Geldiğimiz aşamada eğitime yönelik tekçi ve dar ideolojik yaklaşımlarla, emek sömürüsü ve kâr yaklaşımlarıyla Türkiye Cumhuriyeti'nin 2'nci yüzyılının ihtiyaçlarına bu politikaların cevap olamayacağı gün gibi ortadadır. Deneme tahtasına çevirdiğiniz eğitim modelinize karşı DEM PARTİ olarak diyoruz ki: Eğitim politikaları iktidara gelen siyasi partilerin ideolojik eksenlerinden kurtarılmalı, sivil toplumun katılımıyla çoğulcu ve özgürlükçü değerlere ulaştırılmalıdır. Eğitim politikası, bilimsellik ve çok dillilik ve kültürlülük temelini, evrensel değerler ve toplumsal cinsiyet eşitsizliğini gözeten bir eksene oturtulmalıdır. Eğitim emekçileri ekonomik olarak refaha kavuşturulmalı, özlük hakları iyileştirilmeli, yol ve yemek gibi ihtiyaçları devlet tarafından karşılanmalıdır. Eğitim emekçilerine yönelik şiddete karşı caydırıcı önlemler alınmalıdır. Okulların fiziki şartları iyileştirilmeli ve hijyen koşulları sağlanmalıdır. Engelli ve eğitime muhtaç çocuklar için yeteri kadar okullar açılmalı ve konusunda uzman personel atanmalıdır.
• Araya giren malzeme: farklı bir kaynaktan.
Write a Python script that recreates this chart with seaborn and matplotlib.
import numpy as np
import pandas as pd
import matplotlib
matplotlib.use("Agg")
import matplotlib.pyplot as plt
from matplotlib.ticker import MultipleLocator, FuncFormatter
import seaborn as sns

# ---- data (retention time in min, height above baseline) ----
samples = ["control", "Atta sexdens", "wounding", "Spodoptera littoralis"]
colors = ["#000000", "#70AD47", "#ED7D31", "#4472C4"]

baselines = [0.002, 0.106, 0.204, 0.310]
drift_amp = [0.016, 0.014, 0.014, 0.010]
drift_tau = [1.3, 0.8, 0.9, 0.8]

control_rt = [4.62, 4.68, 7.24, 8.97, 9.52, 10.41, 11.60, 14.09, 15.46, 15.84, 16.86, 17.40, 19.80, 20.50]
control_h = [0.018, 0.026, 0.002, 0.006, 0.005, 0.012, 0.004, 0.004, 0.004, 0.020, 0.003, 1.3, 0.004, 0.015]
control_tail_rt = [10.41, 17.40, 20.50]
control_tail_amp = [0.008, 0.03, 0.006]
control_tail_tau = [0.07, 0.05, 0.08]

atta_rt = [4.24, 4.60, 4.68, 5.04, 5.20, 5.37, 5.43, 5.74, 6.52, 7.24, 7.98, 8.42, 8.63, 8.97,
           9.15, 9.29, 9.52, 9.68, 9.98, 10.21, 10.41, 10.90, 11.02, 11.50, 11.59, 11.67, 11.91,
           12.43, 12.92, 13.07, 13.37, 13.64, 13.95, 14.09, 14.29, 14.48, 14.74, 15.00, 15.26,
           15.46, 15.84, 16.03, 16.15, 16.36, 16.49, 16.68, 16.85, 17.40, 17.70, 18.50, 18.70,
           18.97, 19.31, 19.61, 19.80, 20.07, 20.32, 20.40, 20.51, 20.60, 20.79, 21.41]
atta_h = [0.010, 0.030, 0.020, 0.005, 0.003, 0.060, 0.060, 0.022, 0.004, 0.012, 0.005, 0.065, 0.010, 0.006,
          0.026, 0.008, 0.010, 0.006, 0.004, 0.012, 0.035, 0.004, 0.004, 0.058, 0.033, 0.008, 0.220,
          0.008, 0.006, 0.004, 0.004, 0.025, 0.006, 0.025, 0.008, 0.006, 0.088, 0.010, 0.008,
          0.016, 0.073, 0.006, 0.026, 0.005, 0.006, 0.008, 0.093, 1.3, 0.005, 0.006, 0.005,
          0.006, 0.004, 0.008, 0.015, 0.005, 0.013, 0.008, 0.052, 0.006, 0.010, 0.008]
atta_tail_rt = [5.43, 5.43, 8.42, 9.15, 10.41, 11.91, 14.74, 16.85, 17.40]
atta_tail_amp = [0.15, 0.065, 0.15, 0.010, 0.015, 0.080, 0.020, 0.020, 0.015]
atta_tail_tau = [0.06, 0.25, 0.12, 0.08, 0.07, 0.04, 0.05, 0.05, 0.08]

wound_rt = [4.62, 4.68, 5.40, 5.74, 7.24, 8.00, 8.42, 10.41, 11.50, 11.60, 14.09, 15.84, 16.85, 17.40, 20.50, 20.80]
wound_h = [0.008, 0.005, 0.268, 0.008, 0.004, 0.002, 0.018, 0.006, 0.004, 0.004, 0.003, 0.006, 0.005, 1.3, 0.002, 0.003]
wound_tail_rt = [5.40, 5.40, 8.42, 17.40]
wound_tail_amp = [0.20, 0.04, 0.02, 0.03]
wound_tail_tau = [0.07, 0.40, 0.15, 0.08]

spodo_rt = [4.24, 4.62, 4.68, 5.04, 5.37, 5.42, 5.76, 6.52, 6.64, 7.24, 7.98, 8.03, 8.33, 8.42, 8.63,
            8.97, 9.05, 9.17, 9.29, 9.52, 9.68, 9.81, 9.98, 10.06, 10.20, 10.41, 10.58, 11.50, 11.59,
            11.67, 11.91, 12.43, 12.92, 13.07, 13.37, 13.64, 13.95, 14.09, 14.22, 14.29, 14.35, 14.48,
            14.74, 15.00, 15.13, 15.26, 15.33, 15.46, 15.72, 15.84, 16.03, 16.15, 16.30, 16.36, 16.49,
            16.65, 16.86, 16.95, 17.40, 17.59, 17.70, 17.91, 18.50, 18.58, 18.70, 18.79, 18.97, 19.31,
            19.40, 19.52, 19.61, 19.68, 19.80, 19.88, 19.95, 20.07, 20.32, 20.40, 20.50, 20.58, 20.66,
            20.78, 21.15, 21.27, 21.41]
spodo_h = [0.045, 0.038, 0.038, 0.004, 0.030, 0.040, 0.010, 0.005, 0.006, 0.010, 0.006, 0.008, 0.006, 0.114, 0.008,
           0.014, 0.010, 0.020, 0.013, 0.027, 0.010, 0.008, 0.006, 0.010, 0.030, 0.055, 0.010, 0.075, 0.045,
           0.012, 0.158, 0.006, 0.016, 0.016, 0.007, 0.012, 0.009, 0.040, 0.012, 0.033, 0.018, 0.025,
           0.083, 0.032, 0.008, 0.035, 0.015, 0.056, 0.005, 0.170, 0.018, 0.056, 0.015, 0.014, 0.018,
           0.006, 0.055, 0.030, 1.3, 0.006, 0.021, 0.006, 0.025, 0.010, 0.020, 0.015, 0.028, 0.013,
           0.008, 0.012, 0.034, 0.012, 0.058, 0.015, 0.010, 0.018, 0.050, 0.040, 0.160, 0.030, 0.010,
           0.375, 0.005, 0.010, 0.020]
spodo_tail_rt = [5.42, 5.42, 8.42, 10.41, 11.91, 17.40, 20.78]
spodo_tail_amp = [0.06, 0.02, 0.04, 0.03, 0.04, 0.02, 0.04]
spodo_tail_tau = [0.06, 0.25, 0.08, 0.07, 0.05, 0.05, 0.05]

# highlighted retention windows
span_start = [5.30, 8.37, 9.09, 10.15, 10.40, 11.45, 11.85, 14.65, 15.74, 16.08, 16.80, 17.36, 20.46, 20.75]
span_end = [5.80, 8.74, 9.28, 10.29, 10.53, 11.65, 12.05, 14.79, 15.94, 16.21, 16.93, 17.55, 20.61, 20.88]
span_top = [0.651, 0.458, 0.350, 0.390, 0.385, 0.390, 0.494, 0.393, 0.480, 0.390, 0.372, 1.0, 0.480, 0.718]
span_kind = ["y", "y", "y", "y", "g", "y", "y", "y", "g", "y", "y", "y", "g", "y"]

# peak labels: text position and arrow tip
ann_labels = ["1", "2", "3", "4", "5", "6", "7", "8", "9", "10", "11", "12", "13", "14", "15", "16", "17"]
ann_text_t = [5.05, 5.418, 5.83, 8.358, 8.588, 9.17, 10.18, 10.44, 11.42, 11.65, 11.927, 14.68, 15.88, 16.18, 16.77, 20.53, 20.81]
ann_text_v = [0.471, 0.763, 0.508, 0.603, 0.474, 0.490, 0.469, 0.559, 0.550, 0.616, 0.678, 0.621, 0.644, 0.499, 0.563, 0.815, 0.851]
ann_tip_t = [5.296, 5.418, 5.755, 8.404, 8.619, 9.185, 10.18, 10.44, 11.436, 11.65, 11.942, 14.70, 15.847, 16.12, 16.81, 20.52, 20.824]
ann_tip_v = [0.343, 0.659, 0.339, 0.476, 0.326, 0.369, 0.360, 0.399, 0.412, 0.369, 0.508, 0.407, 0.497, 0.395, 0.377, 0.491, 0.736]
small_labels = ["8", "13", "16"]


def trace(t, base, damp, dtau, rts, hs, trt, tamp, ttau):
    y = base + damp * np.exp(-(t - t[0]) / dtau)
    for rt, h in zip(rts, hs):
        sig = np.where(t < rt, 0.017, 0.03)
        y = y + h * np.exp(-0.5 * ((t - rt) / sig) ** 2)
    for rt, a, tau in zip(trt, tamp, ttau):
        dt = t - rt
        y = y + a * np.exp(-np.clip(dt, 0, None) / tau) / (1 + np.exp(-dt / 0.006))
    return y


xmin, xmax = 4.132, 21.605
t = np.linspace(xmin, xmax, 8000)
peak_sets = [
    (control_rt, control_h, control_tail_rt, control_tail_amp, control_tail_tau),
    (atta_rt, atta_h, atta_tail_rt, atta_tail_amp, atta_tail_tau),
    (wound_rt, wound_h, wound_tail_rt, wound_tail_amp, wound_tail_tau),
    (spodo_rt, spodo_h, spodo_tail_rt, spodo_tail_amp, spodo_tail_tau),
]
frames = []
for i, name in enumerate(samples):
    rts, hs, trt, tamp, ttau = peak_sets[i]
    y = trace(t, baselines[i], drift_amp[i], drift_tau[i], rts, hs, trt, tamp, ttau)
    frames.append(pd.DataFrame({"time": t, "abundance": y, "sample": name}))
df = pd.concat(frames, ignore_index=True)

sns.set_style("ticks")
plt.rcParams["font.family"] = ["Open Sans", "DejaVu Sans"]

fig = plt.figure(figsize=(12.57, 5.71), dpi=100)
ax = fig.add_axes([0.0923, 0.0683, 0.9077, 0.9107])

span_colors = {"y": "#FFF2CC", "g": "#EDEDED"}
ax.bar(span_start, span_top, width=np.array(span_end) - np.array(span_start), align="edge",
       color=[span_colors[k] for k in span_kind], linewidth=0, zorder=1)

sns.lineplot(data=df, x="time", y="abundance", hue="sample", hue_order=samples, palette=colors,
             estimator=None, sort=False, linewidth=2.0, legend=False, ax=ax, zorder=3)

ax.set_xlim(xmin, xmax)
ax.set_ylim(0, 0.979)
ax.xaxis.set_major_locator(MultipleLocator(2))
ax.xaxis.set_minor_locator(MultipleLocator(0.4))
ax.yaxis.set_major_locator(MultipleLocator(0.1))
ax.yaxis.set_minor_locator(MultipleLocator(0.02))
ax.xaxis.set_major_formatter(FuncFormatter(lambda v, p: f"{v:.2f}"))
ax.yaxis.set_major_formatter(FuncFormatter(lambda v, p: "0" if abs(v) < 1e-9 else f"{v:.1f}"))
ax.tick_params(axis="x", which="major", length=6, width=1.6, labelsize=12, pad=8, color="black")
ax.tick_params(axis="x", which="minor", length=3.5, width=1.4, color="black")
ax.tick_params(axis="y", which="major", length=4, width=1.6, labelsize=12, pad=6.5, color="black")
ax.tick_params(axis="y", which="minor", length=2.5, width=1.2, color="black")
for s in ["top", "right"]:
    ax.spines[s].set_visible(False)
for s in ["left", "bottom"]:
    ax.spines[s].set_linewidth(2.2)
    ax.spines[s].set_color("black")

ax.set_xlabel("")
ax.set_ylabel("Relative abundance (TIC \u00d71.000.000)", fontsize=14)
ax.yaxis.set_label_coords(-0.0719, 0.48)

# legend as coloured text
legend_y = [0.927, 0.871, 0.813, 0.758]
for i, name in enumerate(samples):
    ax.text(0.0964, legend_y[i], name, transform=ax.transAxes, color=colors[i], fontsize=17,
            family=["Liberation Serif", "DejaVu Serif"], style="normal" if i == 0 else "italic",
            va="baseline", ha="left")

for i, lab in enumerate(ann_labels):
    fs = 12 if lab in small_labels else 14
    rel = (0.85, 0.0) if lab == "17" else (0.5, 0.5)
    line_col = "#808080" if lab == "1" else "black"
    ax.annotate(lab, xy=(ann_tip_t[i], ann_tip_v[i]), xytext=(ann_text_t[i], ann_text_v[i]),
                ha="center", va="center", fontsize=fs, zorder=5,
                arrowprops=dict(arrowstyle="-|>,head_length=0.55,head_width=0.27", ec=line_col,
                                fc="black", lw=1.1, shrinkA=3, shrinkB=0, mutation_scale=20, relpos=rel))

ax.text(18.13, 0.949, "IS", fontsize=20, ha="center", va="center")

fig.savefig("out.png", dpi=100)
(Mikrofon otomatik cihaz tarafından kapatıldı)
BAŞKAN - Lütfen tamamlayın Sayın Çağlar Gökalp.
SEMRA ÇAĞLAR GÖKALP (Devamla) - Atama bekleyen öğretmenlerin atamaları mutlaka bilimsel ve adil kriterlere göre yapılmalı, tüm eğitim kurumlarında öğrencilere en az bir öğün yemek ücretsiz olarak verilmelidir ve eğitime ayrılan bütçe 2 katına çıkarılmalıdır.
Türkiye'nin yeni yüzyılını özgür düşünen, sorgulayabilen, hesap sorabilen nesillerin yüzyılı yapmanın zamanı gelmiştir.
Genel Kurulu saygıyla selamlıyorum. (DEM PARTİ sıralarından alkışlar)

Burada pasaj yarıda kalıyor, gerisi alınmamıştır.